The following analysis and test is independent either we work on the \(\mu\) or the \(Z\) random variable. I think the former is more intuitive and the latter a residual of pre-computer era where people used to search in precomputed tables the values needed instead of interacting with a computer. I present both approaches as the Z test is now widely accepted and discussed.

\(\mu\) statistic

Back to our example, Skinner’s claim is that \(\mu\) is larger than 100 and its probability of being less than 100 is negligible. Chalmers defines this negligibility as 5% of probability.

We call \(p\)-value the probability under H0 to have observed our sample. It represents the likelihood of the sample under H0. In our example, the \(p\)-value is the probability of having \(\mu \le 100\) for our sampled data.

The following image presents the distribution of \(\mu\) (the blue line) given our sample data, its average \(\bar{X}\) and the cut at 100, the real average according to H0. The \(p\)-value is given by the area underlying the blue curve from \(-\inf\) to \(100\).

data frequencies

Computing the probability \(p\)-value \(=P\{\mu \le 100\}\) is hence trivial as computing the cumulative distribution function of the first equation, in Python

>>> import scipy.stats as stats
>>> stats.norm(112.5, 2.7386).cdf(100)

Since \(p\)-value \(=2.505e-06\lt 0.05 = \alpha\) we can reject H0 and declare that H1 holds with a confidence of 95% (and possibly higher, till 1-\(p\)-value). Skinner rejoices!

Z statistic

A more common way to proceed (but equivalent) with this test is using the Z statistic (the standardization of \(\mu\)). We first compute \(Z_0\) as Z under the H0 hypothesis:

\[Z_0 = \frac{100-\bar{X}}{\sigma/\sqrt{n}}\]
>>> (100-112.5)*math.sqrt(30)/15

The image below presents this time the distribution of \(Z\) (i.e., the distribution of the sample average given the observed sample data after standardization) which is nothing but the normal distribution with mean \(0\) and variance \(1\), and the cut point which this time is not directly \(100\), but its standardization, \(Z_0\).

data frequencies

Given \(Z_0=-4.56\) and the \(Z\) distribution function we now hence compute the probability \(P\{Z\le Z_0\}\) which is the area underlying the blue curve in the above image from \(-\inf\) to \(Z_0\).

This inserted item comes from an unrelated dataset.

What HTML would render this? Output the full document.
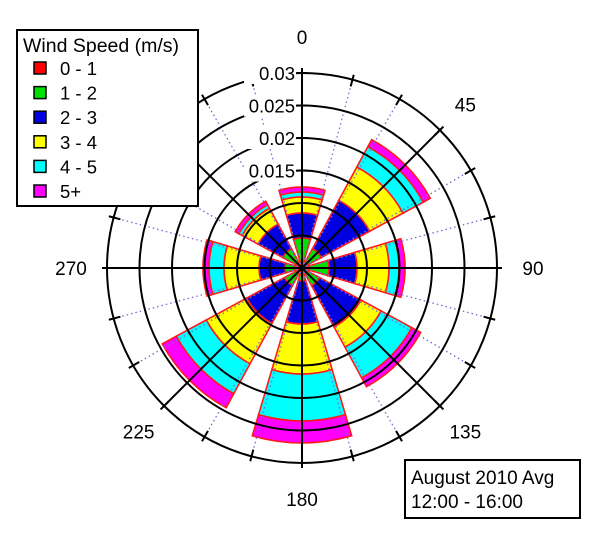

>> stats.norm(0,1).cdf(-4.56)

Consequently, \(p\)-value \(= 2.505e-06\). Again, since \(p\)-value is less than \(\alpha\) we reject H0 in favor of H1.


The T-test has been developed to address the limitation of the Z-test regarding the sample size. It still requires the samples to be IID but it can be safely used whatever value of \(n\) we have.

Everything works as in the case of the Z-test, but we focus on the \(T\) statistic instead of the \(Z\) one:

\begin{equation} T = \frac{\mu-\bar{X}}{\sigma/\sqrt{n}} \sim T(n-1) \end{equation}

In fact, \(T\) is still the distribution of the sample average given the observed sample data after standardization, but we know that for sample variance with \(n<30\) it does not distribute anymore like a normal distribution but, instead, like a student distribution (which is also symmetric and bell-shaped).

Here, \(\sigma\) indicates the sample standard deviation and \(T(n-1)\) represents the t-student distribution function with \(n-1\) degrees of freedom.

Again, we can compute the cutting value:

\[T_0 = \frac{100-\bar{X}}{\sigma/\sqrt{n}} = -4.56\]

Again, as in the latter case of the Z-test, we compute the p-value:

>>> stats.t(29).cdf(-4.56)

(The interested reader might appreciate that for \(n>>1\) the t-student and Gaussian distributions converge and \(n=30\) has been selected as the threshold at which the two distribution are not significantly different anymore. Hence, we can use the normal distribution and the Z-test with sample variance when \(n\ge 30\)). Which yields to the same comparison, \(p\)-value \(=4.3e-05 \lt \alpha = 0.05\)

Hence, Chalmers has to surrender and recognize Springfield kids result more clever than the average USA student. From here to invest more funding in their education, though, it is all another story.